On the island, they met a colorful coterie of men and women with whom they formed lifelong and life-changing friendships. There’s Tomás O’Crohan, a stoic fisherman, one of the few islanders who could read and write Irish, who tutored many of the incomers in the language’s formidable intricacies and became the Blasket’s first published writer; Maurice O’Sullivan, a good-natured prankster and teller of stories, whose memoir, Twenty Years A-Growing, became an Irish classic; and Peig Sayers, whose endless repertoire of earthy tales left listeners spellbound.

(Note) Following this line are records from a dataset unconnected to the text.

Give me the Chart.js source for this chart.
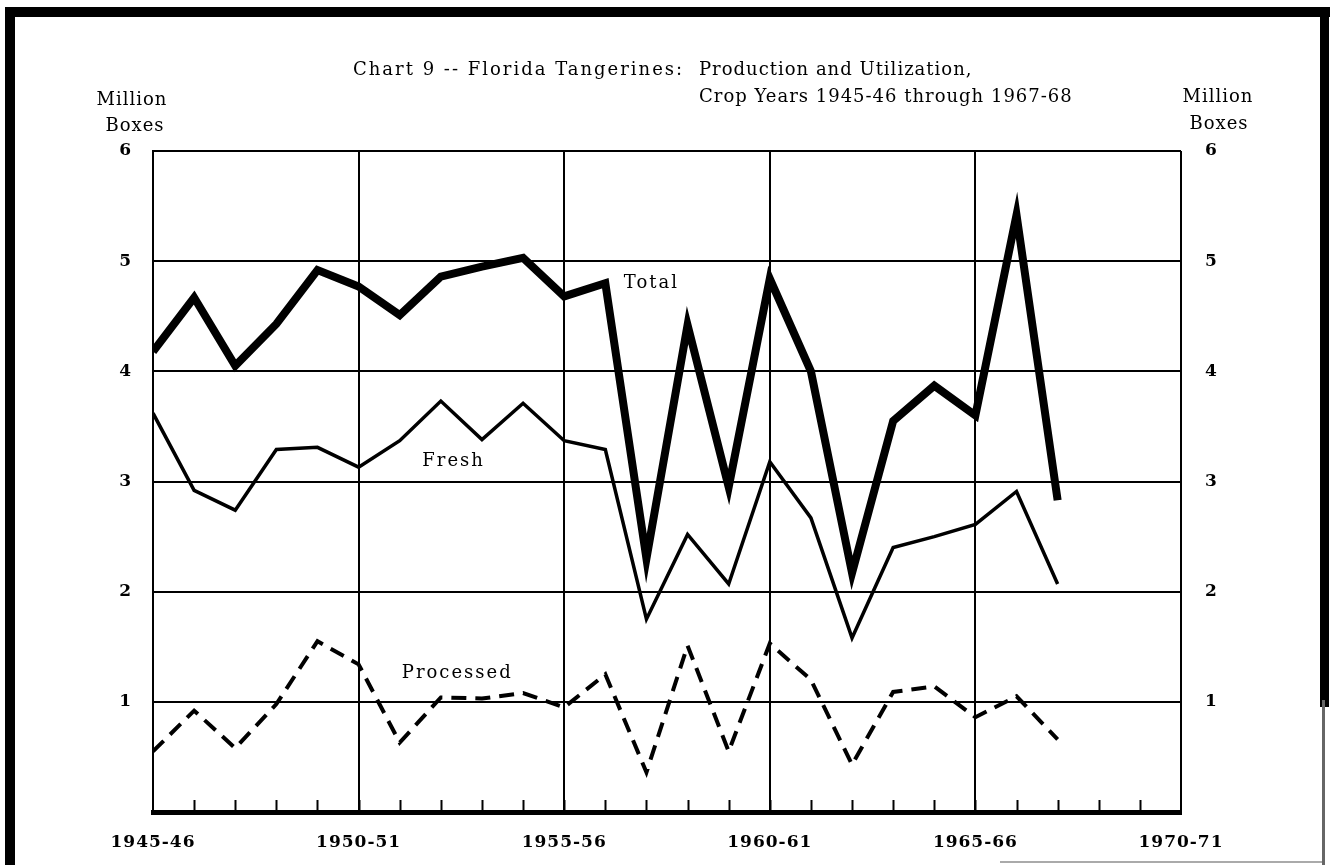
<!DOCTYPE html>
<html>
<head>
<meta charset="utf-8">
<title>Chart 9 -- Florida Tangerines</title>
<script src="https://cdn.jsdelivr.net/npm/chart.js@4.4.0/dist/chart.umd.min.js"></script>
<style>
  html, body { margin: 0; padding: 0; background: #fff; }
  #wrap { width: 1330px; height: 865px; }
</style>
</head>
<body>
<div id="wrap"><canvas id="tangerineChart" width="1330" height="865"></canvas></div>
<script>
// crop years (first year of the season) and million boxes
const cropYears = [1945, 1946, 1947, 1948, 1949, 1950, 1951, 1952, 1953, 1954, 1955, 1956,
                   1957, 1958, 1959, 1960, 1961, 1962, 1963, 1964, 1965, 1966, 1967];
const totalBoxes = [4.18, 4.67, 4.05, 4.43, 4.92, 4.77, 4.51, 4.86, 4.95, 5.03, 4.68, 4.80,
                    2.30, 4.42, 2.95, 4.84, 4.00, 2.17, 3.55, 3.87, 3.60, 5.42, 2.83];
const freshBoxes = [3.62, 2.92, 2.74, 3.29, 3.31, 3.13, 3.37, 3.73, 3.38, 3.71, 3.37, 3.29,
                    1.75, 2.52, 2.07, 3.18, 2.67, 1.58, 2.40, 2.50, 2.61, 2.91, 2.07];
const processedBoxes = [0.55, 0.92, 0.58, 0.98, 1.55, 1.34, 0.63, 1.04, 1.03, 1.08, 0.95, 1.25,
                        0.36, 1.51, 0.55, 1.53, 1.20, 0.43, 1.09, 1.14, 0.86, 1.05, 0.66];
const axisYears = [1945, 1970];
const boxTicks = [0, 6];

// series labels placed in data space
const seriesLabels = [
  { text: "Total", x: 1956.45, y: 4.8 },
  { text: "Fresh", x: 1951.55, y: 3.18 },
  { text: "Processed", x: 1951.05, y: 1.26 }
];

const serif = "'DejaVu Serif', 'Liberation Serif', serif";
Chart.defaults.font.family = serif;
Chart.defaults.color = "#000";

function points(values) {
  return cropYears.map((yr, i) => ({ x: yr, y: values[i] }));
}

function cropLabel(v) {
  return v + "-" + String((v + 1) % 100).padStart(2, "0");
}

const paperPlugin = {
  id: "paper",
  beforeDraw(chart) {
    const c = chart.ctx;
    c.save();
    c.fillStyle = "#fff";
    c.fillRect(0, 0, chart.width, chart.height);
    c.restore();
    c.letterSpacing = "1px";
  },
  afterDraw(chart) {
    const c = chart.ctx;
    const xs = chart.scales.x;
    const ys = chart.scales.y;
    const area = chart.chartArea;
    c.save();
    // small year ticks along the base line
    c.strokeStyle = "#000";
    c.lineWidth = 2;
    for (let yr = axisYears[0] + 1; yr < axisYears[1]; yr++) {
      const px = Math.round(xs.getPixelForValue(yr)) + 0.5;
      c.beginPath();
      c.moveTo(px, area.bottom);
      c.lineTo(px, area.bottom - 12);
      c.stroke();
    }
    // series labels
    c.font = "18px " + serif;
    c.fillStyle = "#000";
    c.textBaseline = "middle";
    c.textAlign = "left";
    c.letterSpacing = "2px";
    seriesLabels.forEach(l => {
      c.fillText(l.text, xs.getPixelForValue(l.x), ys.getPixelForValue(l.y));
    });
    // titles
    c.fillText("Chart 9 -- Florida Tangerines:", 353, 70);
    c.letterSpacing = "1px";
    c.fillText("Production and Utilization,", 699, 70);
    c.fillText("Crop Years 1945-46 through 1967-68", 699, 97);
    c.textAlign = "center";
    c.fillText("Million", 132, 100);
    c.fillText("Boxes", 135, 126);
    c.fillText("Million", 1218, 97);
    c.fillText("Boxes", 1219, 124);
    // page frame
    c.fillRect(5, 7, 1325, 10);
    c.fillRect(5, 7, 10, 858);
    c.fillRect(1320, 7, 9, 700);
    c.fillStyle = "#666";
    c.fillRect(1322, 700, 3, 165);
    c.fillStyle = "#aaa";
    c.fillRect(1000, 861, 322, 2);
    c.restore();
  }
};

const ctx = document.getElementById("tangerineChart").getContext("2d");

new Chart(ctx, {
  type: "line",
  data: {
    datasets: [
      {
        label: "Total",
        data: points(totalBoxes),
        borderColor: "#000",
        borderWidth: 8,
        borderJoinStyle: "miter",
        pointRadius: 0,
        tension: 0,
        fill: false
      },
      {
        label: "Fresh",
        data: points(freshBoxes),
        borderColor: "#000",
        borderWidth: 3.5,
        borderJoinStyle: "miter",
        pointRadius: 0,
        tension: 0,
        fill: false
      },
      {
        label: "Processed",
        data: points(processedBoxes),
        borderColor: "#000",
        borderWidth: 4,
        borderDash: [15, 9],
        borderJoinStyle: "miter",
        pointRadius: 0,
        tension: 0,
        fill: false
      }
    ]
  },
  options: {
    responsive: false,
    animation: false,
    layout: { padding: { top: 151, left: 0, right: 0, bottom: 0 } },
    plugins: {
      legend: { display: false },
      tooltip: { enabled: false },
      title: { display: false }
    },
    scales: {
      x: {
        type: "linear",
        position: "bottom",
        min: axisYears[0],
        max: axisYears[1],
        ticks: {
          stepSize: 5,
          padding: 20,
          maxRotation: 0,
          autoSkip: false,
          color: "#000",
          font: { size: 17, weight: "bold" },
          callback: v => cropLabel(v)
        },
        grid: { color: "#000", lineWidth: 2, drawTicks: false },
        border: { color: "#000", width: 5 },
        afterFit: s => { s.height = 53; }
      },
      y: {
        position: "left",
        min: boxTicks[0],
        max: boxTicks[1],
        ticks: {
          stepSize: 1,
          padding: 21,
          color: "#000",
          font: { size: 17, weight: "bold" },
          callback: v => (v === 0 ? "" : v)
        },
        grid: { color: "#000", lineWidth: 2, drawTicks: false },
        border: { color: "#000", width: 2 },
        afterFit: s => { s.width = 153; }
      },
      y2: {
        position: "right",
        min: boxTicks[0],
        max: boxTicks[1],
        ticks: {
          stepSize: 1,
          padding: 24,
          color: "#000",
          font: { size: 17, weight: "bold" },
          callback: v => (v === 0 ? "" : v)
        },
        grid: { drawOnChartArea: false, drawTicks: false },
        border: { display: false },
        afterFit: s => { s.width = 149; }
      }
    }
  },
  plugins: [paperPlugin]
});
</script>
</body>
</html>
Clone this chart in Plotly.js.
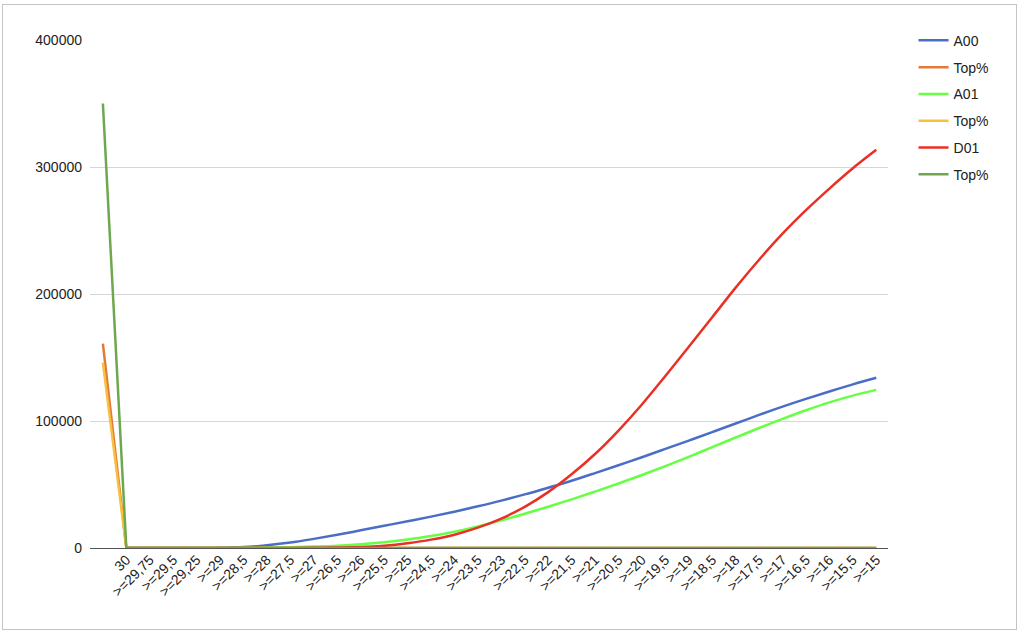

As we get to know these men and women, we become immersed in the vivid culture of the islanders, their hard lives of fishing and farming matched by their love of singing, dancing, and talk. Yet, sadly, we watch them leave the island, the village becoming uninhabited by 1953. The story of the Great Blasket is one of struggle—between the call of modernity and the tug of Ireland’s ancient ways, between the promise of emigration and the peculiar warmth of island life amid its physical isolation. But ultimately it is a tribute to the strength and beauty of a people who, tucked away from the rest of civilization, kept alive a nation’s past, and to the newcomers and islanders alike who brought the island’s remarkable story to the larger world. (from Goodreads)
I have a couple more books that fit the theme but these are what stick out to me right now. What’s you’re favorite book set in or about Ireland?